_Short problem_: Leave the pictures out and copy exactly the lines from the line containing "Clone this chart in D3.js." to the line containing "const arrowTo = [55.2, 27.3];", both lines included.
--- BEGIN Data provided ---
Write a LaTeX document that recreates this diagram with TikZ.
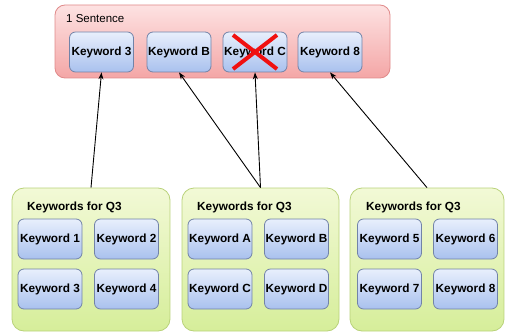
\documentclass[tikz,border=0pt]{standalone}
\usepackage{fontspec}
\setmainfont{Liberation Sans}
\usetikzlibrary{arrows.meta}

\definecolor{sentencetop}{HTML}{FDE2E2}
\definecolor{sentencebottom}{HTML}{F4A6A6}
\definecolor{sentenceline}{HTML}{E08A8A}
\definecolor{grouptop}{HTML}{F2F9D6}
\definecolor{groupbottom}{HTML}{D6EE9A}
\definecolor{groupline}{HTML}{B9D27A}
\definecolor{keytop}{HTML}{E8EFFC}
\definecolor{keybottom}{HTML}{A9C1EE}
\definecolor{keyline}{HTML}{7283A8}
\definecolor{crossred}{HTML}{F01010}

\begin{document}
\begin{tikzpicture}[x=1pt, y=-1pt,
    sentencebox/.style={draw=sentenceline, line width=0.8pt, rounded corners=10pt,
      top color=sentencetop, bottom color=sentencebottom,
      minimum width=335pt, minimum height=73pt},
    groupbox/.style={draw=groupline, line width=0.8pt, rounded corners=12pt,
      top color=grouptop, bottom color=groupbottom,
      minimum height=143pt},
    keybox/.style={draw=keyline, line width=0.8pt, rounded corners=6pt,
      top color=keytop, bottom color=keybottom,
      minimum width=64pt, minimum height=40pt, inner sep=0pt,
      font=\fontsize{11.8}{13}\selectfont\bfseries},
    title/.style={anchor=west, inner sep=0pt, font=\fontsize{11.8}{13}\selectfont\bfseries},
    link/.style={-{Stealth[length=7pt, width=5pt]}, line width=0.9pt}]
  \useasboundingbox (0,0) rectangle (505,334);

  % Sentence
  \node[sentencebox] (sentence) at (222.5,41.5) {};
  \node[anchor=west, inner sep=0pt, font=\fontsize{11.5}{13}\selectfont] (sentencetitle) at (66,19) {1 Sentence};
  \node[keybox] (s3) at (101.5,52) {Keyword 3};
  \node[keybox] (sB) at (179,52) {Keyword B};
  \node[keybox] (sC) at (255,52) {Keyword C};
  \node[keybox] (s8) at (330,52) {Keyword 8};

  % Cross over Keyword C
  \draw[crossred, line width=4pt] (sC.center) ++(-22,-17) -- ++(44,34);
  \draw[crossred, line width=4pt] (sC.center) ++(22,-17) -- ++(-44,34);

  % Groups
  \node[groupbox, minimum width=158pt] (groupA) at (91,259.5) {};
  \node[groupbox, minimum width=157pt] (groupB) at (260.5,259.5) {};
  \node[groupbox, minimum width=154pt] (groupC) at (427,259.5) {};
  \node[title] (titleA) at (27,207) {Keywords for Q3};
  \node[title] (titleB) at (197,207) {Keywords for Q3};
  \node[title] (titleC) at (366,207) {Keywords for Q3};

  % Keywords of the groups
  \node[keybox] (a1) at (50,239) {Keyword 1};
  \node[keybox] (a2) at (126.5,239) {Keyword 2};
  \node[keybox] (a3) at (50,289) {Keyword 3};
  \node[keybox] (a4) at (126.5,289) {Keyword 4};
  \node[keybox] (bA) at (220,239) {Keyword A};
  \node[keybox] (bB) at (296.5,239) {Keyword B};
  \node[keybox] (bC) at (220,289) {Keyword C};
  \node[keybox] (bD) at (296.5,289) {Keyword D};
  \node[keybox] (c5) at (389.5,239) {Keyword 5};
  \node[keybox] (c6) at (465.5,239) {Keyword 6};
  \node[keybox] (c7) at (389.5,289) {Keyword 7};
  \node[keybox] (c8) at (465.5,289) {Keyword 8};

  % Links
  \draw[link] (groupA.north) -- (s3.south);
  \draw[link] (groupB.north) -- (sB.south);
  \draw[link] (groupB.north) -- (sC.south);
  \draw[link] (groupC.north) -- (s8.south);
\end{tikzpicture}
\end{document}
--- END Data provided ---
--- BEGIN Data provided ---
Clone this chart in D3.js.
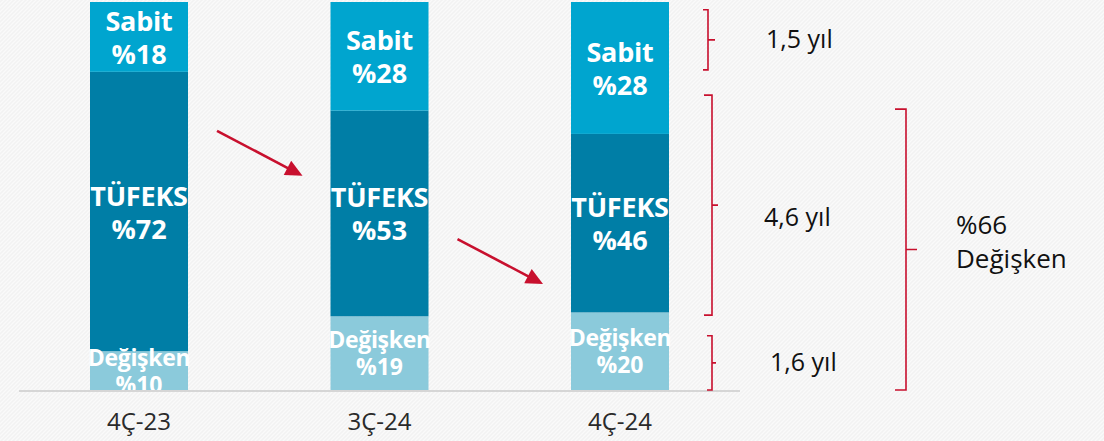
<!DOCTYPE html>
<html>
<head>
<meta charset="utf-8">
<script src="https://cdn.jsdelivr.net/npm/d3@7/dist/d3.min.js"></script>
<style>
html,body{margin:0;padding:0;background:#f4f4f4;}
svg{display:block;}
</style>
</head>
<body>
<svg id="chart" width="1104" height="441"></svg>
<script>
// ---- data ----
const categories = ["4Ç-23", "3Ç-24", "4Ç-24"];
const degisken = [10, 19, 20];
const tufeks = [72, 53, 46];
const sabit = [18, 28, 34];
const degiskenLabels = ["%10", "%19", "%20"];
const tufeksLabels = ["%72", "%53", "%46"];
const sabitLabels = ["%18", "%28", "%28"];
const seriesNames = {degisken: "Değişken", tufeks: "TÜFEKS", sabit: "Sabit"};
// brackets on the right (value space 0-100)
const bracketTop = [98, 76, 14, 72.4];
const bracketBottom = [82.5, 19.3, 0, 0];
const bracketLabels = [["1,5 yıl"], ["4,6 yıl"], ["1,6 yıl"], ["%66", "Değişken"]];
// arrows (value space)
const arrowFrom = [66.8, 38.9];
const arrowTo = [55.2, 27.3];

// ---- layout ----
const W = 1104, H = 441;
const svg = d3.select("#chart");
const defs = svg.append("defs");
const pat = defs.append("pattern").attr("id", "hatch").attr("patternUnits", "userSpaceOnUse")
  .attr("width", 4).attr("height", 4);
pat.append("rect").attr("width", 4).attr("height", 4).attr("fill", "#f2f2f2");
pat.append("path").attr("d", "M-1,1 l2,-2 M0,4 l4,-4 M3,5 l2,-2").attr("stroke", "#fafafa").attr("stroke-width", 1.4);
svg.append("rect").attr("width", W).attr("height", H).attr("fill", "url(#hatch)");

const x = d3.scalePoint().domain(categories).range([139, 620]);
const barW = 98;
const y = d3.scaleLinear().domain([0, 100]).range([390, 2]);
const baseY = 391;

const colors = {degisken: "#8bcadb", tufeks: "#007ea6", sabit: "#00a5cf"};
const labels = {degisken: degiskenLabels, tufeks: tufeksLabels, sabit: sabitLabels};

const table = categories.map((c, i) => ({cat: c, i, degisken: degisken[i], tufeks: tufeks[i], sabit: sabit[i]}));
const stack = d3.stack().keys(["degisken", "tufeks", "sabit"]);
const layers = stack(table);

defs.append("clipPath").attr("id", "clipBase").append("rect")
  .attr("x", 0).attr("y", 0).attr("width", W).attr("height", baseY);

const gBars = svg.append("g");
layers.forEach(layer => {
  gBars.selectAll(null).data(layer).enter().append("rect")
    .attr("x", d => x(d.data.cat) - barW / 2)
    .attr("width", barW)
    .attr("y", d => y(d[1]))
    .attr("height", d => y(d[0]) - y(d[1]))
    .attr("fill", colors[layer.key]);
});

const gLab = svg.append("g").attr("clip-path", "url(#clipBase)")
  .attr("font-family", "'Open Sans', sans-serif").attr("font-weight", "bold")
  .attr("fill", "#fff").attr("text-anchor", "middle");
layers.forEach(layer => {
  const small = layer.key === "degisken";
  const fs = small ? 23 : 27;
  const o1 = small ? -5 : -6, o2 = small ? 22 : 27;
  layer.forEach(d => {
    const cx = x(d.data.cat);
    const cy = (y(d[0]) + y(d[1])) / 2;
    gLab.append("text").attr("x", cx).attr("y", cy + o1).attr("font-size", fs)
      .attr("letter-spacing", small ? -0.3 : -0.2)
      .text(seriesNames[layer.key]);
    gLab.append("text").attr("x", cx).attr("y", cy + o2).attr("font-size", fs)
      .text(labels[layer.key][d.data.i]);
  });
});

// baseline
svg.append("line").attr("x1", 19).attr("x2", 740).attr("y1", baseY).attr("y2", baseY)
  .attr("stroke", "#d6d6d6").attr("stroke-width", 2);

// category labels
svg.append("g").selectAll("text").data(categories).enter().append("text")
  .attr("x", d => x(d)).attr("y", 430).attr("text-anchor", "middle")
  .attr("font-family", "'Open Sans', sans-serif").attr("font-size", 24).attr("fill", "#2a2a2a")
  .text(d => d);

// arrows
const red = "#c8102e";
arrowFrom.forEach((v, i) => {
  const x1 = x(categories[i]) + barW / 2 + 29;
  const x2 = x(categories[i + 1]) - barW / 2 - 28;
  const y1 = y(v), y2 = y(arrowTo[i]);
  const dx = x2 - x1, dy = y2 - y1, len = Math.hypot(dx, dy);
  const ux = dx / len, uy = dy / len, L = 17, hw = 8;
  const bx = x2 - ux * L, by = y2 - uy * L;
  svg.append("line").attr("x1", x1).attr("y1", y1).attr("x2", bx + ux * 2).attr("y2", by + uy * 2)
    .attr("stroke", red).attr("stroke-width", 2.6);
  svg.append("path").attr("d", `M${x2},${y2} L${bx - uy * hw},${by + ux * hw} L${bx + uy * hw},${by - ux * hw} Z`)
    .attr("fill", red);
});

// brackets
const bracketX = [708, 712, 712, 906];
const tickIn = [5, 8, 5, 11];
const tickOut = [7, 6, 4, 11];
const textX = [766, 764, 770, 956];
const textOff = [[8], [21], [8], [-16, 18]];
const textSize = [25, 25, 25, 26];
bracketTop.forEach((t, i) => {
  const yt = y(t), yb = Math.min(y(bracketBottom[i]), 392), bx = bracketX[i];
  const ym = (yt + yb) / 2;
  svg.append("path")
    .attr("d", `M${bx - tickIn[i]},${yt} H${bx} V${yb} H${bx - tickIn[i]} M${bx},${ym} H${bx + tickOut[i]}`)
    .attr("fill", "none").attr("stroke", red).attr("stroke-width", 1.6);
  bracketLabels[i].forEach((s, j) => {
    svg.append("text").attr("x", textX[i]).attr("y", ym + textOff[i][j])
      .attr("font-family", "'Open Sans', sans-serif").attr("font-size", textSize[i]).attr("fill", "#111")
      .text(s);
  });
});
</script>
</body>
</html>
--- END Data provided ---
_Written response_:
Clone this chart in D3.js.
<!DOCTYPE html>
<html>
<head>
<meta charset="utf-8">
<script src="https://cdn.jsdelivr.net/npm/d3@7/dist/d3.min.js"></script>
<style>
html,body{margin:0;padding:0;background:#f4f4f4;}
svg{display:block;}
</style>
</head>
<body>
<svg id="chart" width="1104" height="441"></svg>
<script>
// ---- data ----
const categories = ["4Ç-23", "3Ç-24", "4Ç-24"];
const degisken = [10, 19, 20];
const tufeks = [72, 53, 46];
const sabit = [18, 28, 34];
const degiskenLabels = ["%10", "%19", "%20"];
const tufeksLabels = ["%72", "%53", "%46"];
const sabitLabels = ["%18", "%28", "%28"];
const seriesNames = {degisken: "Değişken", tufeks: "TÜFEKS", sabit: "Sabit"};
// brackets on the right (value space 0-100)
const bracketTop = [98, 76, 14, 72.4];
const bracketBottom = [82.5, 19.3, 0, 0];
const bracketLabels = [["1,5 yıl"], ["4,6 yıl"], ["1,6 yıl"], ["%66", "Değişken"]];
// arrows (value space)
const arrowFrom = [66.8, 38.9];
const arrowTo = [55.2, 27.3];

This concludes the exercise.